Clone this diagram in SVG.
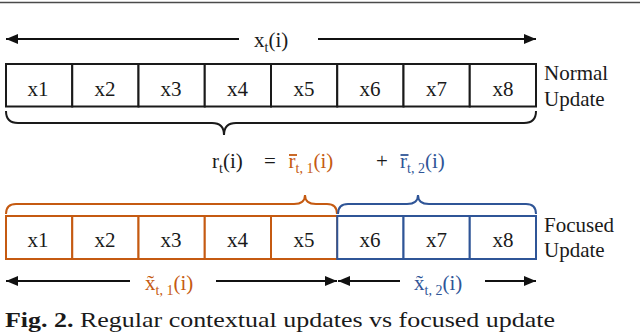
<svg xmlns="http://www.w3.org/2000/svg" width="640" height="332" viewBox="0 0 640 332" font-family="'Liberation Serif', 'DejaVu Serif', serif">
<defs>
<style>
text{font-family:'Liberation Serif','DejaVu Serif',serif;fill:#1a1a1a;font-size:21px}
.c{text-anchor:middle}
.sub{font-size:14px}
.or{fill:#C55A11}
.bl{fill:#2F5597}
.cell{fill:#fff;stroke-width:2}
.k{stroke:#1a1a1a}
.o{stroke:#C55A11}
.b{stroke:#2F5597}
.brace{fill:none;stroke-width:2}
.arr{stroke:#111;stroke-width:2;fill:none}
</style>
<marker id="ah" viewBox="0 0 12 10" refX="12" refY="5" markerWidth="12" markerHeight="10" markerUnits="userSpaceOnUse" orient="auto-start-reverse">
<path d="M0,0 L12,5 L0,10 z" fill="#111"/>
</marker>
</defs>
<rect width="640" height="332" fill="#fff"/>
<line x1="0" y1="2.5" x2="640" y2="2.5" stroke="#4a4a4a" stroke-width="1.5"/>

<g id="connectors">
<line class="arr" x1="239" y1="39" x2="6" y2="39" marker-end="url(#ah)"/>
<line class="arr" x1="318" y1="39" x2="536" y2="39" marker-end="url(#ah)"/>
<line class="arr" x1="130" y1="281" x2="6" y2="281" marker-end="url(#ah)"/>
<line class="arr" x1="216" y1="281" x2="337" y2="281" marker-end="url(#ah)"/>
<line class="arr" x1="400" y1="281" x2="338" y2="281" marker-end="url(#ah)"/>
<line class="arr" x1="485" y1="281" x2="536" y2="281" marker-end="url(#ah)"/>
<path class="brace k" d="M6,111 Q6,123 18,123 L212,123 Q224,123 224,135 Q224,123 236,123 L524,123 Q536,123 536,111"/>
<path class="brace o" d="M6,214 Q6,204 16,204 L294,204 Q305,204 305,195 Q305,204 316,204 L327,204 Q337,204 337,214"/>
<path class="brace b" d="M338,214 Q338,204 348,204 L407,204 Q418,204 418,195 Q418,204 429,204 L526,204 Q536,204 536,214"/>
</g>

<g id="label-xt">
<text x="254" y="47">x<tspan class="sub" dy="5">t</tspan><tspan dy="-5">(i)</tspan></text>
</g>

<g id="normal-row">
<rect class="cell k" x="6" y="64" width="66.25" height="42.5"/>
<rect class="cell k" x="72.25" y="64" width="66.25" height="42.5"/>
<rect class="cell k" x="138.5" y="64" width="66.25" height="42.5"/>
<rect class="cell k" x="204.75" y="64" width="66.25" height="42.5"/>
<rect class="cell k" x="271" y="64" width="66.25" height="42.5"/>
<rect class="cell k" x="337.25" y="64" width="66.25" height="42.5"/>
<rect class="cell k" x="403.5" y="64" width="66.25" height="42.5"/>
<rect class="cell k" x="469.75" y="64" width="66.25" height="42.5"/>
<text class="c" x="38" y="96">x1</text>
<text class="c" x="105" y="96">x2</text>
<text class="c" x="171" y="96">x3</text>
<text class="c" x="237.5" y="96">x4</text>
<text class="c" x="304" y="96">x5</text>
<text class="c" x="370" y="96">x6</text>
<text class="c" x="436.5" y="96">x7</text>
<text class="c" x="503" y="96">x8</text>
</g>
<g id="normal-label">
<text x="544" y="80">Normal</text>
<text x="544" y="106">Update</text>
</g>

<g id="formula">
<text x="212" y="168">r<tspan class="sub" dy="5">t</tspan><tspan dy="-5">(i)</tspan></text>
<text x="264" y="168">=</text>
<line x1="289" y1="155" x2="297" y2="155" stroke="#C55A11" stroke-width="1.8"/>
<text class="or" x="288.5" y="168">r<tspan class="sub" dy="5">t, 1</tspan><tspan dy="-5">(i)</tspan></text>
<text x="376" y="168">+</text>
<line x1="400.5" y1="155" x2="408.5" y2="155" stroke="#2F5597" stroke-width="1.8"/>
<text class="bl" x="400" y="168">r<tspan class="sub" dy="5">t, 2</tspan><tspan dy="-5">(i)</tspan></text>
</g>

<g id="focused-row">
<rect class="cell o" x="6" y="216" width="66.25" height="43"/>
<rect class="cell o" x="72.25" y="216" width="66.25" height="43"/>
<rect class="cell o" x="138.5" y="216" width="66.25" height="43"/>
<rect class="cell o" x="204.75" y="216" width="66.25" height="43"/>
<rect class="cell o" x="271" y="216" width="66.25" height="43"/>
<rect class="cell b" x="337.25" y="216" width="66.25" height="43"/>
<rect class="cell b" x="403.5" y="216" width="66.25" height="43"/>
<rect class="cell b" x="469.75" y="216" width="66.25" height="43"/>
<text class="c" x="38" y="247">x1</text>
<text class="c" x="105" y="247">x2</text>
<text class="c" x="171" y="247">x3</text>
<text class="c" x="237.5" y="247">x4</text>
<text class="c" x="304" y="247">x5</text>
<text class="c" x="370" y="247">x6</text>
<text class="c" x="436.5" y="247">x7</text>
<text class="c" x="503" y="247">x8</text>
</g>
<g id="focused-label">
<text x="544" y="232">Focused</text>
<text x="544" y="257">Update</text>
</g>

<g id="label-x1">
<text class="or" x="145" y="290">x̃<tspan class="sub" dy="5">t, 1</tspan><tspan dy="-5">(i)</tspan></text>
</g>
<g id="label-x2">
<text class="bl" x="414" y="290">x̃<tspan class="sub" dy="5">t, 2</tspan><tspan dy="-5">(i)</tspan></text>
</g>

<g id="caption">
<text x="5" y="327" font-size="20" textLength="550" lengthAdjust="spacingAndGlyphs"><tspan font-weight="bold">Fig. 2.</tspan> Regular contextual updates vs focused update</text>
</g>
</svg>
——
Copy every line of the data exactly as written, excluding the pictures.

Answer to the task:
Clone this diagram in SVG.
<svg xmlns="http://www.w3.org/2000/svg" width="640" height="332" viewBox="0 0 640 332" font-family="'Liberation Serif', 'DejaVu Serif', serif">
<defs>
<style>
text{font-family:'Liberation Serif','DejaVu Serif',serif;fill:#1a1a1a;font-size:21px}
.c{text-anchor:middle}
.sub{font-size:14px}
.or{fill:#C55A11}
.bl{fill:#2F5597}
.cell{fill:#fff;stroke-width:2}
.k{stroke:#1a1a1a}
.o{stroke:#C55A11}
.b{stroke:#2F5597}
.brace{fill:none;stroke-width:2}
.arr{stroke:#111;stroke-width:2;fill:none}
</style>
<marker id="ah" viewBox="0 0 12 10" refX="12" refY="5" markerWidth="12" markerHeight="10" markerUnits="userSpaceOnUse" orient="auto-start-reverse">
<path d="M0,0 L12,5 L0,10 z" fill="#111"/>
</marker>
</defs>
<rect width="640" height="332" fill="#fff"/>
<line x1="0" y1="2.5" x2="640" y2="2.5" stroke="#4a4a4a" stroke-width="1.5"/>

<g id="connectors">
<line class="arr" x1="239" y1="39" x2="6" y2="39" marker-end="url(#ah)"/>
<line class="arr" x1="318" y1="39" x2="536" y2="39" marker-end="url(#ah)"/>
<line class="arr" x1="130" y1="281" x2="6" y2="281" marker-end="url(#ah)"/>
<line class="arr" x1="216" y1="281" x2="337" y2="281" marker-end="url(#ah)"/>
<line class="arr" x1="400" y1="281" x2="338" y2="281" marker-end="url(#ah)"/>
<line class="arr" x1="485" y1="281" x2="536" y2="281" marker-end="url(#ah)"/>
<path class="brace k" d="M6,111 Q6,123 18,123 L212,123 Q224,123 224,135 Q224,123 236,123 L524,123 Q536,123 536,111"/>
<path class="brace o" d="M6,214 Q6,204 16,204 L294,204 Q305,204 305,195 Q305,204 316,204 L327,204 Q337,204 337,214"/>
<path class="brace b" d="M338,214 Q338,204 348,204 L407,204 Q418,204 418,195 Q418,204 429,204 L526,204 Q536,204 536,214"/>
</g>

<g id="label-xt">
<text x="254" y="47">x<tspan class="sub" dy="5">t</tspan><tspan dy="-5">(i)</tspan></text>
</g>

<g id="normal-row">
<rect class="cell k" x="6" y="64" width="66.25" height="42.5"/>
<rect class="cell k" x="72.25" y="64" width="66.25" height="42.5"/>
<rect class="cell k" x="138.5" y="64" width="66.25" height="42.5"/>
<rect class="cell k" x="204.75" y="64" width="66.25" height="42.5"/>
<rect class="cell k" x="271" y="64" width="66.25" height="42.5"/>
<rect class="cell k" x="337.25" y="64" width="66.25" height="42.5"/>
<rect class="cell k" x="403.5" y="64" width="66.25" height="42.5"/>
<rect class="cell k" x="469.75" y="64" width="66.25" height="42.5"/>
<text class="c" x="38" y="96">x1</text>
<text class="c" x="105" y="96">x2</text>
<text class="c" x="171" y="96">x3</text>
<text class="c" x="237.5" y="96">x4</text>
<text class="c" x="304" y="96">x5</text>
<text class="c" x="370" y="96">x6</text>
<text class="c" x="436.5" y="96">x7</text>
<text class="c" x="503" y="96">x8</text>
</g>
<g id="normal-label">
<text x="544" y="80">Normal</text>
<text x="544" y="106">Update</text>
</g>

<g id="formula">
<text x="212" y="168">r<tspan class="sub" dy="5">t</tspan><tspan dy="-5">(i)</tspan></text>
<text x="264" y="168">=</text>
<line x1="289" y1="155" x2="297" y2="155" stroke="#C55A11" stroke-width="1.8"/>
<text class="or" x="288.5" y="168">r<tspan class="sub" dy="5">t, 1</tspan><tspan dy="-5">(i)</tspan></text>
<text x="376" y="168">+</text>
<line x1="400.5" y1="155" x2="408.5" y2="155" stroke="#2F5597" stroke-width="1.8"/>
<text class="bl" x="400" y="168">r<tspan class="sub" dy="5">t, 2</tspan><tspan dy="-5">(i)</tspan></text>
</g>

<g id="focused-row">
<rect class="cell o" x="6" y="216" width="66.25" height="43"/>
<rect class="cell o" x="72.25" y="216" width="66.25" height="43"/>
<rect class="cell o" x="138.5" y="216" width="66.25" height="43"/>
<rect class="cell o" x="204.75" y="216" width="66.25" height="43"/>
<rect class="cell o" x="271" y="216" width="66.25" height="43"/>
<rect class="cell b" x="337.25" y="216" width="66.25" height="43"/>
<rect class="cell b" x="403.5" y="216" width="66.25" height="43"/>
<rect class="cell b" x="469.75" y="216" width="66.25" height="43"/>
<text class="c" x="38" y="247">x1</text>
<text class="c" x="105" y="247">x2</text>
<text class="c" x="171" y="247">x3</text>
<text class="c" x="237.5" y="247">x4</text>
<text class="c" x="304" y="247">x5</text>
<text class="c" x="370" y="247">x6</text>
<text class="c" x="436.5" y="247">x7</text>
<text class="c" x="503" y="247">x8</text>
</g>
<g id="focused-label">
<text x="544" y="232">Focused</text>
<text x="544" y="257">Update</text>
</g>

<g id="label-x1">
<text class="or" x="145" y="290">x̃<tspan class="sub" dy="5">t, 1</tspan><tspan dy="-5">(i)</tspan></text>
</g>
<g id="label-x2">
<text class="bl" x="414" y="290">x̃<tspan class="sub" dy="5">t, 2</tspan><tspan dy="-5">(i)</tspan></text>
</g>

<g id="caption">
<text x="5" y="327" font-size="20" textLength="550" lengthAdjust="spacingAndGlyphs"><tspan font-weight="bold">Fig. 2.</tspan> Regular contextual updates vs focused update</text>
</g>
</svg>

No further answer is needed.